K. P. A. C. Lalitha won the National Film Award for Best Supporting Actress for her role as Bhargavi, and Mammootty won the Filmfare Awards South Best Actor Award for his role. The film was a critical and commercial success. It ran for more than 200 days in Ragam theater, Thrissur, and played for over 50 days at Safire (Madras) theater.

== Plot ==
Achootty, a fisherman, lives with his daughter, Radha. The uneducated Achootty wants his daughter to be educated and become a doctor. His dreams are shattered when she falls in love with her childhood friend Raghavan, which results in Achootty beating him up. Achootty restricts her from seeing Raghavan and tells her that education is the top priority. Kochuraman who is Raghavan's father suggests that Achootty accept Radha's relationship with Raghavan to which Achootty scornfully disapproves, resulting in Kochuraman's hatred towards Achootty. One day, Radha and Raghavan elope and get married, leaving Achootty heartbroken. Achootty does not like his son-in-law initially and in disappointment, does not talk to his daughter either. But slowly the young Raghavan shows that he is an able and hard-working fisherman and gains Achootty's silent admiration. Achootty does not acknowledge this publicly and keeps heckling his son-in-law in public, taunting him to catch a shark and prove himself before daring to talk to Achootty. One day, Raghavan decides he's had enough of the taunting and goes to the deep sea to capture a shark. But he is inexperienced, and in a fit of daring, goes out alone in his catamaran. When he does not return, people suspect that Achootty killed him at sea as Achootty had also been to the sea that day.
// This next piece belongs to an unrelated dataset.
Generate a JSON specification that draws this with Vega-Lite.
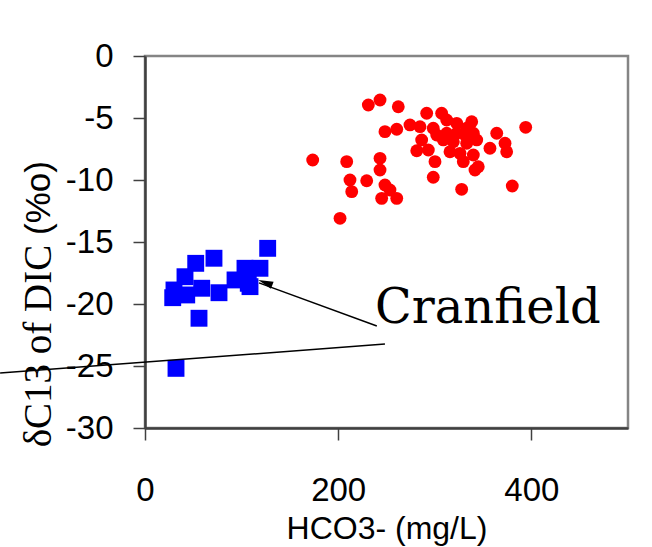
{
  "$schema": "https://vega.github.io/schema/vega-lite/v6.json",
  "width": 483,
  "height": 372,
  "autosize": {"type": "none"},
  "padding": {"left": 145, "top": 56, "right": 24, "bottom": 119},
  "background": "white",
  "config": {
    "view": {"stroke": "#858585", "strokeWidth": 2.5},
    "font": "Liberation Sans"
  },
  "datasets": {
    "samples": [
      {"hco3": 231.2, "d13c": -3.95, "site": "Other"},
      {"hco3": 243.3, "d13c": -3.55, "site": "Other"},
      {"hco3": 262.2, "d13c": -4.09, "site": "Other"},
      {"hco3": 291.6, "d13c": -4.62, "site": "Other"},
      {"hco3": 307.1, "d13c": -4.62, "site": "Other"},
      {"hco3": 312.3, "d13c": -5.16, "site": "Other"},
      {"hco3": 322.7, "d13c": -5.43, "site": "Other"},
      {"hco3": 338.2, "d13c": -5.30, "site": "Other"},
      {"hco3": 248.4, "d13c": -6.10, "site": "Other"},
      {"hco3": 260.6, "d13c": -5.91, "site": "Other"},
      {"hco3": 274.3, "d13c": -5.56, "site": "Other"},
      {"hco3": 284.7, "d13c": -5.70, "site": "Other"},
      {"hco3": 298.4, "d13c": -5.83, "site": "Other"},
      {"hco3": 302.0, "d13c": -6.37, "site": "Other"},
      {"hco3": 312.3, "d13c": -6.23, "site": "Other"},
      {"hco3": 322.7, "d13c": -6.23, "site": "Other"},
      {"hco3": 331.3, "d13c": -6.37, "site": "Other"},
      {"hco3": 333.0, "d13c": -5.83, "site": "Other"},
      {"hco3": 343.4, "d13c": -6.77, "site": "Other"},
      {"hco3": 286.4, "d13c": -6.77, "site": "Other"},
      {"hco3": 281.3, "d13c": -7.64, "site": "Other"},
      {"hco3": 293.3, "d13c": -7.58, "site": "Other"},
      {"hco3": 300.2, "d13c": -8.52, "site": "Other"},
      {"hco3": 315.7, "d13c": -7.72, "site": "Other"},
      {"hco3": 326.1, "d13c": -7.85, "site": "Other"},
      {"hco3": 329.5, "d13c": -8.52, "site": "Other"},
      {"hco3": 339.9, "d13c": -7.98, "site": "Other"},
      {"hco3": 345.0, "d13c": -8.93, "site": "Other"},
      {"hco3": 341.6, "d13c": -9.19, "site": "Other"},
      {"hco3": 357.1, "d13c": -7.44, "site": "Other"},
      {"hco3": 364.1, "d13c": -6.23, "site": "Other"},
      {"hco3": 372.7, "d13c": -7.04, "site": "Other"},
      {"hco3": 374.4, "d13c": -7.72, "site": "Other"},
      {"hco3": 394.1, "d13c": -5.75, "site": "Other"},
      {"hco3": 173.6, "d13c": -8.39, "site": "Other"},
      {"hco3": 208.8, "d13c": -8.52, "site": "Other"},
      {"hco3": 243.3, "d13c": -8.25, "site": "Other"},
      {"hco3": 243.3, "d13c": -9.19, "site": "Other"},
      {"hco3": 212.2, "d13c": -10.00, "site": "Other"},
      {"hco3": 229.5, "d13c": -10.06, "site": "Other"},
      {"hco3": 248.4, "d13c": -10.40, "site": "Other"},
      {"hco3": 253.6, "d13c": -10.81, "site": "Other"},
      {"hco3": 214.0, "d13c": -10.94, "site": "Other"},
      {"hco3": 245.0, "d13c": -11.48, "site": "Other"},
      {"hco3": 260.6, "d13c": -11.48, "site": "Other"},
      {"hco3": 298.4, "d13c": -9.78, "site": "Other"},
      {"hco3": 327.8, "d13c": -10.75, "site": "Other"},
      {"hco3": 380.2, "d13c": -10.48, "site": "Other"},
      {"hco3": 201.9, "d13c": -13.09, "site": "Other"},
      {"hco3": 319.2, "d13c": -6.91, "site": "Other"},
      {"hco3": 333.0, "d13c": -7.04, "site": "Other"},
      {"hco3": 339.9, "d13c": -6.23, "site": "Other"},
      {"hco3": 308.8, "d13c": -6.77, "site": "Other"},
      {"hco3": 127.0, "d13c": -15.51, "site": "Cranfield"},
      {"hco3": 71.4, "d13c": -16.31, "site": "Cranfield"},
      {"hco3": 52.5, "d13c": -16.72, "site": "Cranfield"},
      {"hco3": 103.5, "d13c": -17.12, "site": "Cranfield"},
      {"hco3": 119.0, "d13c": -17.12, "site": "Cranfield"},
      {"hco3": 41.4, "d13c": -17.80, "site": "Cranfield"},
      {"hco3": 93.2, "d13c": -18.06, "site": "Cranfield"},
      {"hco3": 106.9, "d13c": -18.33, "site": "Cranfield"},
      {"hco3": 58.7, "d13c": -18.73, "site": "Cranfield"},
      {"hco3": 30.0, "d13c": -18.87, "site": "Cranfield"},
      {"hco3": 76.6, "d13c": -19.09, "site": "Cranfield"},
      {"hco3": 43.2, "d13c": -19.27, "site": "Cranfield"},
      {"hco3": 28.7, "d13c": -19.49, "site": "Cranfield"},
      {"hco3": 55.9, "d13c": -21.15, "site": "Cranfield"},
      {"hco3": 32.1, "d13c": -25.19, "site": "Cranfield"},
      {"hco3": 108.7, "d13c": -18.60, "site": "Cranfield"}
    ],
    "lines": [
      {"hco3": -150, "d13c": -25.56, "hco3_end": 248.4, "d13c_end": -23.23, "kind": "leader"},
      {"hco3": 240, "d13c": -21.77, "hco3_end": 118, "d13c_end": -18.3, "kind": "arrow"}
    ],
    "arrowhead": [
      {"hco3": 124.5, "d13c": -18.28}
    ],
    "labels": [
      {"hco3": 238.1, "d13c": -21.53, "label": "Cranfield"}
    ],
    "units": [
      {"hco3": -98.3, "d13c": -11.45, "label": "(%o)"}
    ]
  },
  "encoding": {
    "x": {
      "field": "hco3",
      "type": "quantitative",
      "scale": {"domain": [0, 500], "nice": false, "zero": false},
      "axis": {
        "values": [0, 200, 400],
        "title": "HCO3- (mg/L)",
        "grid": false,
        "domainColor": "#404040",
        "domainWidth": 2.5,
        "tickColor": "#404040",
        "tickWidth": 1.5,
        "tickSize": 12,
        "labelFont": "Liberation Sans",
        "labelFontSize": 33,
        "labelColor": "black",
        "labelBaseline": "alphabetic",
        "labelPadding": 60,
        "labelFlush": false,
        "titleFont": "Liberation Sans",
        "titleFontSize": 32,
        "titleFontWeight": "normal",
        "titleColor": "black",
        "titleBaseline": "alphabetic",
        "titleY": 110
      }
    },
    "y": {
      "field": "d13c",
      "type": "quantitative",
      "scale": {"domain": [-30, 0], "nice": false, "zero": false},
      "axis": {
        "values": [0, -5, -10, -15, -20, -25, -30],
        "labelExpr": "replace(datum.label, '\u2212', '-')",
        "title": "δC13 of DIC",
        "grid": false,
        "domainColor": "#404040",
        "domainWidth": 2.5,
        "tickColor": "#404040",
        "tickWidth": 1.5,
        "tickSize": 12,
        "labelFont": "Liberation Sans",
        "labelFontSize": 33,
        "labelColor": "black",
        "labelPadding": 20,
        "labelFlush": false,
        "titleFont": "Liberation Serif",
        "titleFontSize": 39,
        "titleFontWeight": "normal",
        "titleColor": "black",
        "titleAngle": 270,
        "titleAlign": "center",
        "titleBaseline": "alphabetic",
        "titleX": -95,
        "titleY": 289.5
      }
    }
  },
  "layer": [
    {
      "data": {"name": "samples"},
      "transform": [{"filter": "datum.site === 'Other'"}],
      "mark": {"type": "point", "shape": "circle", "filled": true, "color": "#ff0000", "opacity": 1, "size": 165, "strokeWidth": 0}
    },
    {
      "data": {"name": "samples"},
      "transform": [{"filter": "datum.site === 'Cranfield'"}],
      "mark": {"type": "point", "shape": "square", "filled": true, "color": "#0000ff", "opacity": 1, "size": 285, "strokeWidth": 0}
    },
    {
      "data": {"name": "lines"},
      "mark": {"type": "rule", "color": "black", "strokeWidth": 1.5},
      "encoding": {
        "x2": {"field": "hco3_end"},
        "y2": {"field": "d13c_end"}
      }
    },
    {
      "data": {"name": "arrowhead"},
      "mark": {"type": "point", "shape": "M0,-1L-0.5,1L0.5,1Z", "filled": true, "color": "black", "opacity": 1, "size": 225, "angle": 291, "strokeWidth": 0}
    },
    {
      "data": {"name": "labels"},
      "mark": {"type": "text", "font": "DejaVu Serif", "fontSize": 48, "align": "left", "baseline": "alphabetic", "color": "black"},
      "encoding": {"text": {"field": "label"}}
    },
    {
      "data": {"name": "units"},
      "mark": {"type": "text", "font": "Liberation Sans", "fontSize": 35, "align": "center", "baseline": "alphabetic", "angle": 270, "color": "black"},
      "encoding": {"text": {"field": "label"}}
    }
  ]
}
It is a stormy night and everyone is afraid of going to the sea to search for him. Kochuraman and some of the villagers attack him. At this point, Achootty's daughter also feels that her father has killed her husband and blames him. Having nothing to lose anymore, Achootty goes to the sea and finds Raghavan lying unconscious on the remains of his boat which is wrecked. Achootty rescues him and brings him back to the shore. Everyone understands Achootty's innocence but he feels let down by them. In the end, Achootty takes his boat and ventures into the sea, saying that is the only entity that has loved him unconditionally.

==Cast==
- Mammootty as Achootty, an uneducated fisherman
- Maathu as Radha/Muthhu, the only daughter of Achootty whom he wishes to be a doctor
- Murali as Kochu Raman, Raghavan's father
- Ashokan as Raghavan, Radha's love interest, Jeevan John as young Raghavan
- KPAC Lalitha as Bhargavi, Raghavan's mother
- Chithra as Chandrika, Kochuraman's sister
- Balan K. Nair as Pillaichan
- Kuthiravattam Pappu as Raman Kutty
- Zainuddin as Damodaran

===Crew===
voice-artists

| Artist | Actor/Actress |
|---|---|
| Anandavally | Chithra |
| Sreeja | Maathu |

== Music ==
The film score was composed by Johnson. The film's soundtrack contains four songs composed by Raveendran. The lyrics were written by Kaithapram Damodaran Namboothiri. The song "Hridaya Raga Thanthri" is based on "Humko Man Ki Shakti Dena" from Guddi.

| # | Title | Singer(s) | Raga(s) |
|---|---|---|---|
| 1 | "Azhake Ninmizhi" | K. J. Yesudas, K. S. Chitra | Darbari Kanada |
| 2 | "Hridaya Raga Thanthri" | Lathika | Hameer Kalyani |
| 3 | "Pulare Poonkotiyil" | K. J. Yesudas, Lathika | Raagamalika (Vaasanthi, Shuddha Saveri, Hindolam, Shuddha Saveri) |
| 4 | "Vikara Naukayumai" | K. J. Yesudas | Madhyamavathi |

==Awards==

- 38th National Film Awards
- Best Supporting Actress - KPAC Lalitha

- Kerala State Film Awards
- Second Best Actor - Murali
- Second Best Actress - KPAC Lalitha
- Best Cinematography - Madhu Ambat

- Filmfare Awards South
- Best Actor (Malayalam) - Mammootty

==Legacy==
The movie is considered a classical masterpiece in the Mollywood industry.